Reproduce all the material exactly, minus any pictures it holds.

Given data =>
================
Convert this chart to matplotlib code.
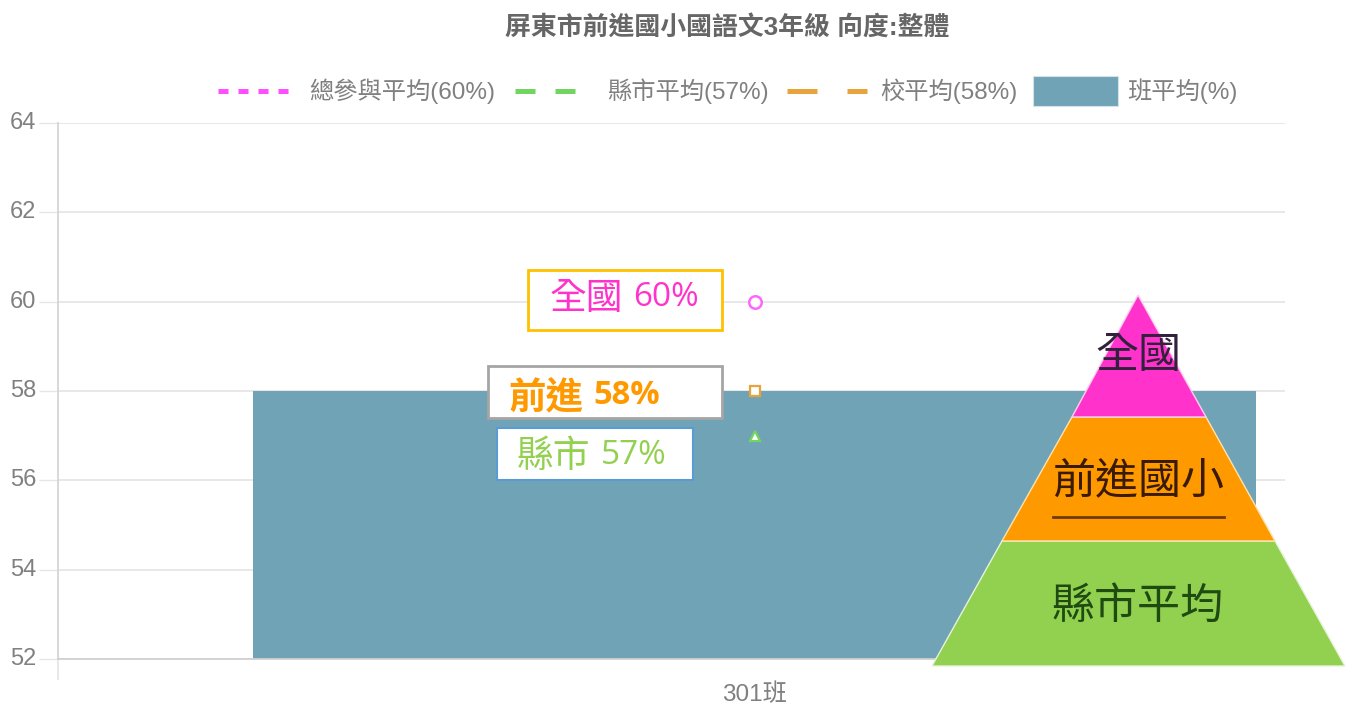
import matplotlib
matplotlib.use('Agg')
import matplotlib.pyplot as plt
from matplotlib.patches import Rectangle, Polygon

plt.rcParams['font.family'] = ['Liberation Sans', 'Noto Sans CJK TC', 'DejaVu Sans']

W, H = 1354, 704

title = '屏東市前進國小國語文3年級 向度:整體'
categories = ['301班']
class_avg = [58]
national_avg = [60]
county_avg = [57]
school_avg = [58]
y_ticks = [52, 54, 56, 58, 60, 62, 64]

GREY = '#808080'
BAR = '#71A3B7'
PINK = '#FF33CC'
ORANGE = '#FF9900'
GREEN = '#92D050'

fig = plt.figure(figsize=(W / 100, H / 100), dpi=100)
ax = fig.add_axes([58 / W, 1 - 659 / H, (1285 - 58) / W, (659 - 123) / H])

# main chart, category 0 sits right of the axes centre like the original
x = list(range(len(categories)))
ax.bar(x, class_avg, width=0.9, color=BAR, zorder=2)
ax.plot(x, national_avg, ls='', marker='o', ms=9, mfc='white', mec='#FF66FF', mew=1.8, zorder=3, clip_on=False)
ax.plot(x, school_avg, ls='', marker='s', ms=6.5, mfc='white', mec='#E8A33D', mew=1.6, zorder=3)
ax.plot(x, county_avg, ls='', marker='^', ms=6.5, mfc='white', mec='#72D55F', mew=1.6, zorder=3)

ax.set_xlim(-0.625, 0.476)
ax.set_ylim(52, 64)
ax.set_yticks(y_ticks)
ax.set_xticks(x, categories)
ax.grid(axis='y', color='#E6E6E6', lw=1.3, zorder=1)
ax.tick_params(axis='y', length=14, width=1.0, color='#E6E6E6', labelsize=17, labelcolor=GREY, pad=1.5)
ax.tick_params(axis='x', length=0, labelsize=17.5, labelcolor=GREY, pad=18)
for lab in ax.get_yticklabels():
    lab.set_y(lab.get_position()[1])
    lab.set_verticalalignment('center')
for s in ['top', 'right']:
    ax.spines[s].set_visible(False)
ax.spines['left'].set_color('#D5D5D5')
ax.spines['left'].set_linewidth(1.3)
ax.spines['left'].set_bounds(52, 64)
ax.spines['bottom'].set_color('#D0D0D0')
ax.spines['bottom'].set_linewidth(1.3)
ax.plot([0, 0], [0, -20 / 536], transform=ax.transAxes, color='#E6E6E6', lw=1.3, clip_on=False)

# overlay in picture pixels for legend, callouts and the pyramid
ov = fig.add_axes([0, 0, 1, 1], zorder=5)
ov.set_xlim(0, W)
ov.set_ylim(H, 0)
ov.axis('off')
ov.patch.set_alpha(0)

ov.text(727, 27, title, ha='center', va='center', fontsize=18.6, fontweight='bold', color='#666666')

# legend
ov.plot([218, 290], [91, 91], color='#FF4DFF', lw=3.6, ls=(0, (2, 2)), dash_capstyle='butt')
ov.plot([515, 575], [91, 91], color='#72D55F', lw=3.6, ls=(0, (4, 4)), dash_capstyle='butt')
ov.plot([787, 867], [91, 91], color='#E8A33D', lw=3.6, ls=(0, (6, 6)), dash_capstyle='butt')
ov.add_patch(Rectangle((1033, 76), 85, 30, fc=BAR, ec='#D5E3E9', lw=0.8))
legend_labels = [(309, '總參與平均(60%)'), (607, '縣市平均(57%)'), (880, '校平均(58%)'), (1127, '班平均(%)')]
for lx, txt in legend_labels:
    ov.text(lx, 91, txt, ha='left', va='center', fontsize=17.5, color=GREY)

# callout boxes
boxes = [
    (528, 270, 194, 60, '#FFC000', 2),
    (488, 366, 234, 52, '#A5A5A5', 2),
    (497, 428, 196, 52, '#5B9BD5', 1.5),
]
for bx, by, bw, bh, ec, lw in boxes:
    ov.add_patch(Rectangle((bx, by), bw, bh, fc='white', ec=ec, lw=lw))

ov.text(550, 299, '全國', ha='left', va='center', fontsize=26.5, color=PINK, family='Noto Sans CJK TC', fontweight='light')
ov.text(633, 298, '60%', ha='left', va='center', fontsize=24, color=PINK, family='Open Sans')
ov.text(509, 397, '前進', ha='left', va='center', fontsize=27, color=ORANGE, family='Noto Sans CJK TC', fontweight='bold')
ov.text(593, 395, '58%', ha='left', va='center', fontsize=23.5, color=ORANGE, family='Open Sans', fontweight='bold')
ov.text(517, 457, '縣市', ha='left', va='center', fontsize=26.5, color=GREEN, family='Noto Sans CJK TC', fontweight='light')
ov.text(601, 456, '57%', ha='left', va='center', fontsize=24, color=GREEN, family='Open Sans')

# pyramid
ov.add_patch(Polygon([(932, 666), (1002, 541), (1275, 541), (1345, 666)], fc=GREEN, ec='#E8F2D8', lw=1))
ov.add_patch(Polygon([(1002, 541), (1072, 417), (1206, 417), (1275, 541)], fc=ORANGE, ec='#FBE3B0', lw=1))
ov.add_patch(Polygon([(1072, 417), (1138, 295), (1206, 417)], fc=PINK, ec='#FBD0EE', lw=1))
ov.text(1138, 356, '全國', ha='center', va='center', fontsize=31, color='#33203F', family='Noto Sans CJK TC', fontweight='light')
ov.text(1138, 481, '前進國小', ha='center', va='center', fontsize=31, color='#3A1A00', family='Noto Sans CJK TC')
ov.plot([1053, 1224], [517, 517], color='#6E3A05', lw=2)
ov.text(1138, 607, '縣市平均', ha='center', va='center', fontsize=31, color='#1F4A12', family='Noto Sans CJK TC')

fig.savefig('out.png', dpi=100)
================
Answer to the exercise =>
Convert this chart to matplotlib code.
import matplotlib
matplotlib.use('Agg')
import matplotlib.pyplot as plt
from matplotlib.patches import Rectangle, Polygon

plt.rcParams['font.family'] = ['Liberation Sans', 'Noto Sans CJK TC', 'DejaVu Sans']

W, H = 1354, 704

title = '屏東市前進國小國語文3年級 向度:整體'
categories = ['301班']
class_avg = [58]
national_avg = [60]
county_avg = [57]
school_avg = [58]
y_ticks = [52, 54, 56, 58, 60, 62, 64]

GREY = '#808080'
BAR = '#71A3B7'
PINK = '#FF33CC'
ORANGE = '#FF9900'
GREEN = '#92D050'

fig = plt.figure(figsize=(W / 100, H / 100), dpi=100)
ax = fig.add_axes([58 / W, 1 - 659 / H, (1285 - 58) / W, (659 - 123) / H])

# main chart, category 0 sits right of the axes centre like the original
x = list(range(len(categories)))
ax.bar(x, class_avg, width=0.9, color=BAR, zorder=2)
ax.plot(x, national_avg, ls='', marker='o', ms=9, mfc='white', mec='#FF66FF', mew=1.8, zorder=3, clip_on=False)
ax.plot(x, school_avg, ls='', marker='s', ms=6.5, mfc='white', mec='#E8A33D', mew=1.6, zorder=3)
ax.plot(x, county_avg, ls='', marker='^', ms=6.5, mfc='white', mec='#72D55F', mew=1.6, zorder=3)

ax.set_xlim(-0.625, 0.476)
ax.set_ylim(52, 64)
ax.set_yticks(y_ticks)
ax.set_xticks(x, categories)
ax.grid(axis='y', color='#E6E6E6', lw=1.3, zorder=1)
ax.tick_params(axis='y', length=14, width=1.0, color='#E6E6E6', labelsize=17, labelcolor=GREY, pad=1.5)
ax.tick_params(axis='x', length=0, labelsize=17.5, labelcolor=GREY, pad=18)
for lab in ax.get_yticklabels():
    lab.set_y(lab.get_position()[1])
    lab.set_verticalalignment('center')
for s in ['top', 'right']:
    ax.spines[s].set_visible(False)
ax.spines['left'].set_color('#D5D5D5')
ax.spines['left'].set_linewidth(1.3)
ax.spines['left'].set_bounds(52, 64)
ax.spines['bottom'].set_color('#D0D0D0')
ax.spines['bottom'].set_linewidth(1.3)
ax.plot([0, 0], [0, -20 / 536], transform=ax.transAxes, color='#E6E6E6', lw=1.3, clip_on=False)

# overlay in picture pixels for legend, callouts and the pyramid
ov = fig.add_axes([0, 0, 1, 1], zorder=5)
ov.set_xlim(0, W)
ov.set_ylim(H, 0)
ov.axis('off')
ov.patch.set_alpha(0)

ov.text(727, 27, title, ha='center', va='center', fontsize=18.6, fontweight='bold', color='#666666')

# legend
ov.plot([218, 290], [91, 91], color='#FF4DFF', lw=3.6, ls=(0, (2, 2)), dash_capstyle='butt')
ov.plot([515, 575], [91, 91], color='#72D55F', lw=3.6, ls=(0, (4, 4)), dash_capstyle='butt')
ov.plot([787, 867], [91, 91], color='#E8A33D', lw=3.6, ls=(0, (6, 6)), dash_capstyle='butt')
ov.add_patch(Rectangle((1033, 76), 85, 30, fc=BAR, ec='#D5E3E9', lw=0.8))
legend_labels = [(309, '總參與平均(60%)'), (607, '縣市平均(57%)'), (880, '校平均(58%)'), (1127, '班平均(%)')]
for lx, txt in legend_labels:
    ov.text(lx, 91, txt, ha='left', va='center', fontsize=17.5, color=GREY)

# callout boxes
boxes = [
    (528, 270, 194, 60, '#FFC000', 2),
    (488, 366, 234, 52, '#A5A5A5', 2),
    (497, 428, 196, 52, '#5B9BD5', 1.5),
]
for bx, by, bw, bh, ec, lw in boxes:
    ov.add_patch(Rectangle((bx, by), bw, bh, fc='white', ec=ec, lw=lw))

ov.text(550, 299, '全國', ha='left', va='center', fontsize=26.5, color=PINK, family='Noto Sans CJK TC', fontweight='light')
ov.text(633, 298, '60%', ha='left', va='center', fontsize=24, color=PINK, family='Open Sans')
ov.text(509, 397, '前進', ha='left', va='center', fontsize=27, color=ORANGE, family='Noto Sans CJK TC', fontweight='bold')
ov.text(593, 395, '58%', ha='left', va='center', fontsize=23.5, color=ORANGE, family='Open Sans', fontweight='bold')
ov.text(517, 457, '縣市', ha='left', va='center', fontsize=26.5, color=GREEN, family='Noto Sans CJK TC', fontweight='light')
ov.text(601, 456, '57%', ha='left', va='center', fontsize=24, color=GREEN, family='Open Sans')

# pyramid
ov.add_patch(Polygon([(932, 666), (1002, 541), (1275, 541), (1345, 666)], fc=GREEN, ec='#E8F2D8', lw=1))
ov.add_patch(Polygon([(1002, 541), (1072, 417), (1206, 417), (1275, 541)], fc=ORANGE, ec='#FBE3B0', lw=1))
ov.add_patch(Polygon([(1072, 417), (1138, 295), (1206, 417)], fc=PINK, ec='#FBD0EE', lw=1))
ov.text(1138, 356, '全國', ha='center', va='center', fontsize=31, color='#33203F', family='Noto Sans CJK TC', fontweight='light')
ov.text(1138, 481, '前進國小', ha='center', va='center', fontsize=31, color='#3A1A00', family='Noto Sans CJK TC')
ov.plot([1053, 1224], [517, 517], color='#6E3A05', lw=2)
ov.text(1138, 607, '縣市平均', ha='center', va='center', fontsize=31, color='#1F4A12', family='Noto Sans CJK TC')

fig.savefig('out.png', dpi=100)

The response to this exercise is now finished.